EXERCISE:
Among the lines below, how many carry the string "this"? Reply with a number and nothing else.

Rows from a dataset of charts and code:

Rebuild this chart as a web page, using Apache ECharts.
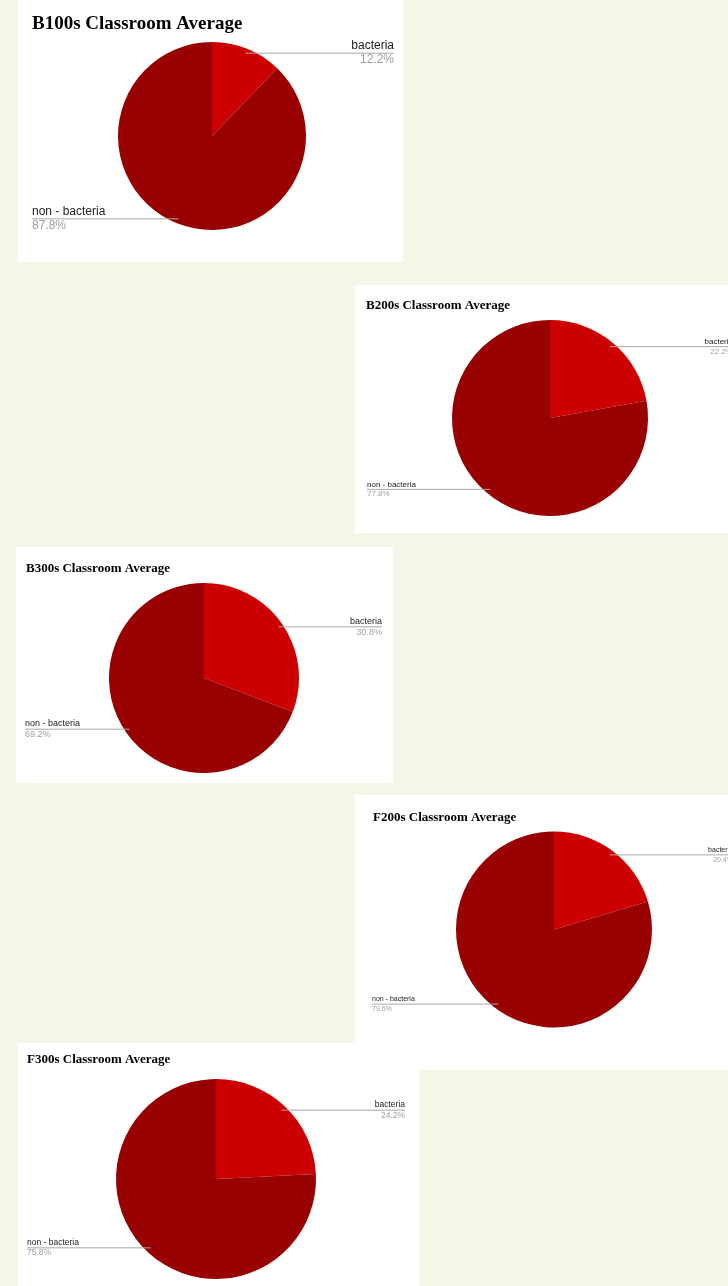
<!DOCTYPE html>
<html>
<head>
<meta charset="utf-8">
<title>Classroom Average</title>
<script src="https://cdn.jsdelivr.net/npm/echarts@6/dist/echarts.min.js"></script>
<style>
  html, body {
    margin: 0;
    padding: 0;
    width: 728px;
    height: 1286px;
    overflow: hidden;
    background: #f5f5e8;
  }
  body { position: relative; }
  .panel { position: absolute; background: #ffffff; }
</style>
</head>
<body>
<div id="p1" class="panel"></div>
<div id="p2" class="panel"></div>
<div id="p3" class="panel"></div>
<div id="p4" class="panel"></div>
<div id="p5" class="panel"></div>

<script>
// data
const categories = ['bacteria', 'non - bacteria']
const titles = [
  'B100s Classroom Average',
  'B200s Classroom Average',
  'B300s Classroom Average',
  'F200s Classroom Average',
  'F300s Classroom Average'
]
const b100s = [12.2, 87.8]
const b200s = [22.2, 77.8]
const b300s = [30.8, 69.2]
const f200s = [20.4, 79.6]
const f300s = [24.2, 75.8]

const sliceColors = ['#cc0000', '#990000']

// where each screenshot-like card sits on the page
const panels = [
  { id: 'p1', title: titles[0], values: b100s, box: [18, 0, 385, 262],
    titleLeft: 14, titleTop: 15, titleSize: 19,
    cx: 194, cy: 136, r: 94, edgeL: 14, edgeR: 9, fontSize: 12, lineHeight: 14 },
  { id: 'p2', title: titles[1], values: b200s, box: [355, 285, 390, 248],
    titleLeft: 11, titleTop: 14, titleSize: 13,
    cx: 195, cy: 133, r: 98, edgeL: 12, edgeR: 12, fontSize: 8, lineHeight: 9.5 },
  { id: 'p3', title: titles[2], values: b300s, box: [16, 547, 377, 236],
    titleLeft: 10, titleTop: 15.5, titleSize: 13,
    cx: 188, cy: 131, r: 95, edgeL: 9, edgeR: 11, fontSize: 9, lineHeight: 11 },
  { id: 'p4', title: titles[3], values: f200s, box: [355, 795, 390, 275],
    titleLeft: 18, titleTop: 16, titleSize: 13,
    cx: 199, cy: 134.5, r: 98, edgeL: 17, edgeR: 12, fontSize: 7, lineHeight: 9.5 },
  { id: 'p5', title: titles[4], values: f300s, box: [18, 1043, 401, 250],
    titleLeft: 9, titleTop: 10.5, titleSize: 13,
    cx: 198, cy: 136, r: 100, edgeL: 9, edgeR: 14, fontSize: 8.5, lineHeight: 10.5 }
]

function initChart(p) {
  const el = document.getElementById(p.id)
  el.style.left = p.box[0] + 'px'
  el.style.top = p.box[1] + 'px'
  el.style.width = p.box[2] + 'px'
  el.style.height = p.box[3] + 'px'

  const pieBase = {
    type: 'pie',
    left: p.edgeL,
    right: p.edgeR,
    top: 0,
    bottom: 0,
    center: [p.cx - p.edgeL, p.cy],
    radius: p.r,
    startAngle: 90,
    clockwise: true,
    silent: true
  }

  const chart = echarts.init(el, null, { renderer: 'canvas' })
  chart.setOption({
    animation: false,
    title: {
      text: p.title,
      left: p.titleLeft,
      top: p.titleTop,
      padding: 0,
      textStyle: {
        fontFamily: 'Liberation Serif',
        fontWeight: 'bold',
        fontSize: p.titleSize,
        color: '#000'
      }
    },
    series: [
      // the slices
      Object.assign({}, pieBase, {
        z: 2,
        data: categories.map((name, i) => ({
          name: name,
          value: p.values[i],
          itemStyle: { color: sliceColors[i] }
        })),
        label: { show: false },
        labelLine: { show: false }
      }),
      // same pie, invisible, only to put labels + leader lines above the slices
      Object.assign({}, pieBase, {
        z: 3,
        data: categories.map((name, i) => ({
          name: name,
          value: p.values[i],
          itemStyle: { color: 'rgba(0,0,0,0)' }
        })),
        label: {
          show: true,
          position: 'outside',
          alignTo: 'edge',
          edgeDistance: 0,
          formatter: '{n|{b}}\n{p|{c}%}',
          rich: {
            n: {
              fontFamily: 'Liberation Sans',
              fontSize: p.fontSize,
              lineHeight: p.lineHeight,
              color: '#222'
            },
            p: {
              fontFamily: 'Liberation Sans',
              fontSize: p.fontSize,
              lineHeight: p.lineHeight,
              color: '#9e9e9e'
            }
          }
        },
        labelLine: {
          show: true,
          length: 0,
          length2: 10,
          lineStyle: { color: '#a8a8a8', width: 1 }
        },
        // leader line starts a bit inside the slice and runs under the text
        labelLayout: function (params) {
          const pts = params.labelLinePoints
          if (!pts) return {}
          const a = pts[0]
          const ix = p.cx + (a[0] - p.cx) * 0.95
          const iy = p.cy + (a[1] - p.cy) * 0.95
          const rect = params.labelRect
          const isRight = a[0] > p.cx
          const endX = isRight ? rect.x + rect.width : rect.x
          return {
            y: iy,
            labelLinePoints: [[ix, iy], [ix, iy], [endX, iy]]
          }
        }
      })
    ]
  })
  return chart
}

panels.forEach(initChart)
</script>
</body>
</html>
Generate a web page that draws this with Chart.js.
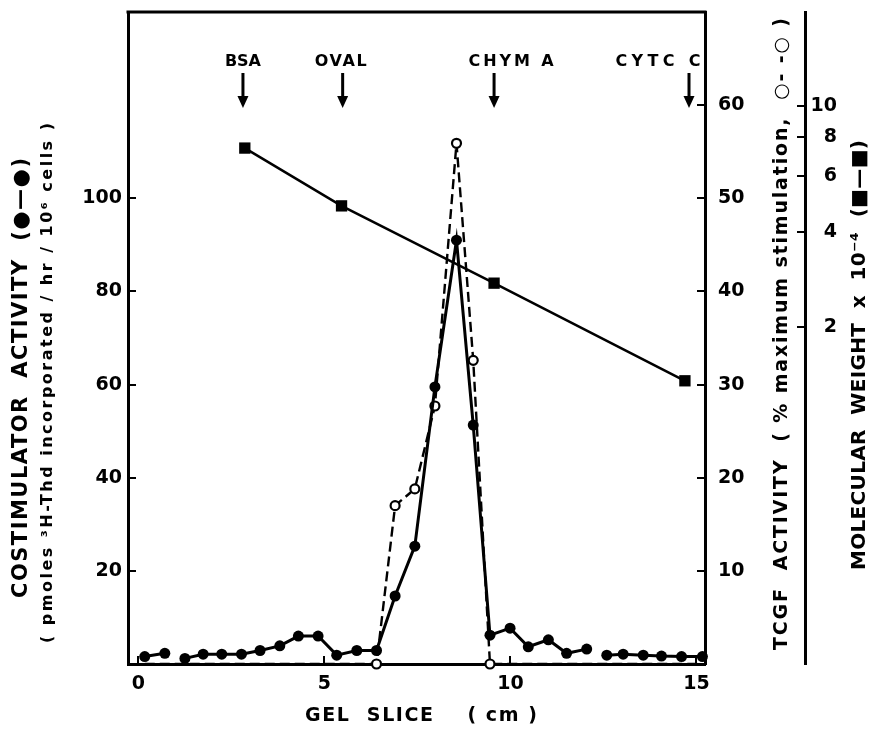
<!DOCTYPE html>
<html>
<head>
<meta charset="utf-8">
<script src="https://cdn.jsdelivr.net/npm/chart.js@4.4.1/dist/chart.umd.min.js"></script>
<style>
  html, body { margin: 0; padding: 0; background: #fff; }
  #wrap { width: 875px; height: 734px; }
</style>
</head>
<body>
<div id="wrap"><canvas id="grafico" width="875" height="734"></canvas></div>
<script>
// posiciones de las rodajas del gel (cm)
const sliceX = [0.17, 0.71, 1.25, 1.74, 2.24, 2.77, 3.27, 3.80, 4.30, 4.83, 5.33, 5.87, 6.40, 6.90, 7.43,
                7.97, 8.55, 9.00, 9.45, 9.99, 10.48, 11.02, 11.51, 12.05, 12.59, 13.03, 13.57, 14.06, 14.60, 15.16];
// actividad coestimuladora (eje izquierdo)
const costim = [1.6, 2.3, 1.2, 2.1, 2.1, 2.1, 2.9, 3.9, 6.0, 6.0, 1.9, 2.9, 2.9, 14.6, 25.3,
                59.5, 91.0, 51.3, 6.2, 7.7, 3.7, 5.2, 2.3, 3.2, 1.9, 2.1, 1.9, 1.7, 1.6, 1.6];
const costimBreaks = [1, 23]; // la linea se corta despues de estos puntos
// actividad TCGF (% estimulacion maxima)
const tcgf = [0, 0, 0, 0, 0, 0, 0, 0, 0, 0, 0, 0, 0, 17.0, 18.8,
              27.7, 55.9, 32.6, 0, 0, 0, 0, 0, 0, 0, 0, 0, 0, 0, 0];
// marcadores de peso molecular
const markerNames = ['BSA', 'OVAL', 'CHYM A', 'CYTC C'];
const markerX = [2.81, 5.49, 9.56, 14.80];
const mwX = [2.86, 5.46, 9.56, 14.69];
const mwValues = [7.36, 4.83, 2.75, 1.35];
// etiquetas de los ejes
const xTicks = [0, 5, 10, 15];
const leftTicks = [20, 40, 60, 80, 100];
const tcgfTicks = [10, 20, 30, 40, 50, 60];
const mwTicks = [2, 4, 6, 8, 10];

const FAM = '"DejaVu Sans"';
Chart.defaults.color = '#000';

// texto estirado a un largo dado (como en la figura original)
function textoAjustado(ctx, txt, cx, cy, size, largo, rot) {
    ctx.save();
    ctx.translate(cx, cy);
    ctx.rotate(rot);
    ctx.font = 'bold ' + size + 'px ' + FAM;
    ctx.letterSpacing = '0px';
    const w = ctx.measureText(txt).width;
    const n = [...txt].length;
    ctx.letterSpacing = ((largo - w) / (n - 1)) + 'px';
    ctx.textAlign = 'left';
    ctx.textBaseline = 'middle';
    ctx.fillStyle = '#000';
    ctx.fillText(txt, -largo / 2, 0);
    ctx.restore();
}

const rotulos = {
    id: 'rotulos',
    afterDraw(chart) {
        const ctx = chart.ctx;
        const area = chart.chartArea;
        const xs = chart.scales.x;
        ctx.save();
        // linea superior del marco
        ctx.strokeStyle = '#000';
        ctx.lineWidth = 3;
        ctx.beginPath();
        ctx.moveTo(area.left - 1.5, area.top);
        ctx.lineTo(area.right + 1.5, area.top);
        ctx.stroke();

        // flechas de los marcadores
        const anchos = [36, 52, 85, 85];
        const despl = [0, -2, 17, -31];
        ctx.fillStyle = '#000';
        markerX.forEach((v, i) => {
            const px = xs.getPixelForValue(v);
            ctx.fillRect(px - 1.5, 73, 3, 26);
            ctx.beginPath();
            ctx.moveTo(px - 5.5, 96);
            ctx.lineTo(px + 5.5, 96);
            ctx.lineTo(px, 108);
            ctx.closePath();
            ctx.fill();
            textoAjustado(ctx, markerNames[i], px + despl[i], 62, 16, anchos[i], 0);
        });

        // titulos de los ejes
        textoAjustado(ctx, 'COSTIMULATOR  ACTIVITY  (●—●)', 22, 378, 21, 440, -Math.PI / 2);
        textoAjustado(ctx, '( pmoles ³H-Thd incorporated / hr / 10⁶ cells )', 48, 383, 16, 520, -Math.PI / 2);
        textoAjustado(ctx, 'TCGF  ACTIVITY  ( % maximum stimulation,  ○- -○ )', 782, 334, 19, 632, -Math.PI / 2);
        textoAjustado(ctx, 'MOLECULAR  WEIGHT  x  10⁻⁴  (■—■)', 860, 355, 20, 430, -Math.PI / 2);
        textoAjustado(ctx, 'GEL  SLICE    ( cm )', 421, 716, 19, 232, 0);
        ctx.restore();
    }
};

// sin relleno extra de Chart.js alrededor de las etiquetas
function sinRelleno(s) {
    s.paddingTop = 0;
    s.paddingBottom = 0;
    s.paddingLeft = 0;
    s.paddingRight = 0;
}

function ejeBase(extra) {
    return Object.assign({
        grid: { drawOnChartArea: false, drawTicks: true, tickLength: -8, color: '#000', lineWidth: 2 },
        border: { display: true, color: '#000', width: 3 }
    }, extra);
}

const tickFont = { family: 'DejaVu Sans', weight: 'bold', size: 19 };

const chart = new Chart(document.getElementById('grafico').getContext('2d'), {
    type: 'line',
    data: {
        datasets: [{
            label: 'Costimulator',
            data: sliceX.map((x, i) => ({ x: x, y: costim[i] })),
            yAxisID: 'y',
            borderColor: '#000',
            borderWidth: 3,
            pointRadius: 5.5,
            pointBackgroundColor: '#000',
            pointBorderWidth: 0,
            tension: 0,
            clip: false,
            segment: {
                borderColor: c => costimBreaks.includes(c.p0DataIndex) ? 'rgba(0,0,0,0)' : undefined
            }
        }, {
            label: 'TCGF',
            data: sliceX.map((x, i) => ({ x: x, y: tcgf[i] })),
            yAxisID: 'y1',
            borderColor: '#000',
            borderWidth: 2.4,
            borderDash: [10, 5],
            pointRadius: c => {
                const i = c.dataIndex;
                return (tcgf[i] > 0 || tcgf[i - 1] > 0 || tcgf[i + 1] > 0) ? 4.5 : 0;
            },
            pointBackgroundColor: '#fff',
            pointBorderColor: '#000',
            pointBorderWidth: 2.2,
            tension: 0,
            clip: false
        }, {
            label: 'MW',
            data: mwX.map((x, i) => ({ x: x, y: mwValues[i] })),
            yAxisID: 'y2',
            borderColor: '#000',
            borderWidth: 2.5,
            pointStyle: 'rect',
            pointRadius: 8,
            pointBackgroundColor: '#000',
            pointBorderWidth: 0,
            tension: 0,
            clip: false
        }]
    },
    options: {
        responsive: false,
        animation: false,
        devicePixelRatio: 1,
        layout: { padding: { left: 0, right: 38, top: 12, bottom: 0 } },
        plugins: { legend: { display: false }, tooltip: { enabled: false } },
        scales: {
            x: ejeBase({
                type: 'linear',
                position: 'bottom',
                min: -0.28,
                max: 15.23,
                afterBuildTicks: s => { s.ticks = xTicks.map(v => ({ value: v })); },
                afterFit: s => { s.height = 70; sinRelleno(s); },
                ticks: { font: tickFont, color: '#000', padding: 17, maxRotation: 0 }
            }),
            y: ejeBase({
                type: 'linear',
                position: 'left',
                min: 0,
                max: 140,
                afterBuildTicks: s => { s.ticks = leftTicks.map(v => ({ value: v })); },
                afterFit: s => { s.width = 128; sinRelleno(s); },
                ticks: { font: tickFont, color: '#000', padding: 14 }
            }),
            y1: ejeBase({
                type: 'linear',
                position: 'right',
                min: 0,
                max: 70,
                afterBuildTicks: s => { s.ticks = tcgfTicks.map(v => ({ value: v })); },
                afterFit: s => { s.width = 100; sinRelleno(s); },
                ticks: { font: tickFont, color: '#000', padding: 21 }
            }),
            y2: ejeBase({
                type: 'logarithmic',
                position: 'right',
                min: 0.1714,
                max: 19.84,
                afterBuildTicks: s => { s.ticks = mwTicks.map(v => ({ value: v })); },
                afterFit: s => { s.width = 32; sinRelleno(s); },
                ticks: {
                    font: tickFont, color: '#000',
                    crossAlign: 'far', padding: 10,
                    callback: v => String(v)
                }
            })
        }
    },
    plugins: [rotulos]
});
</script>
</body>
</html>
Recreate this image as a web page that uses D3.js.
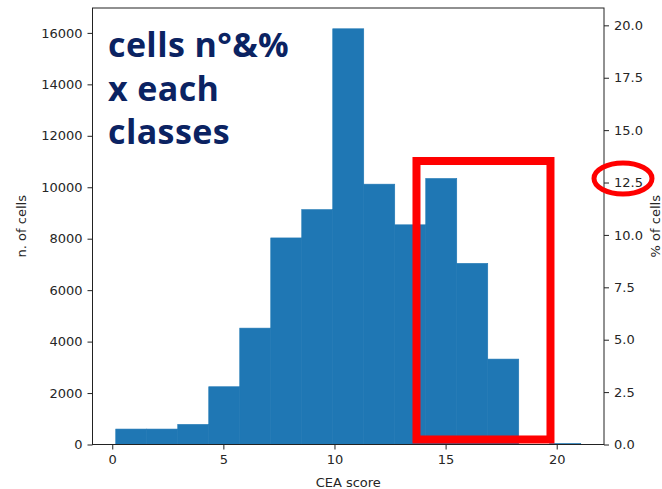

TASK OUTPUT:
3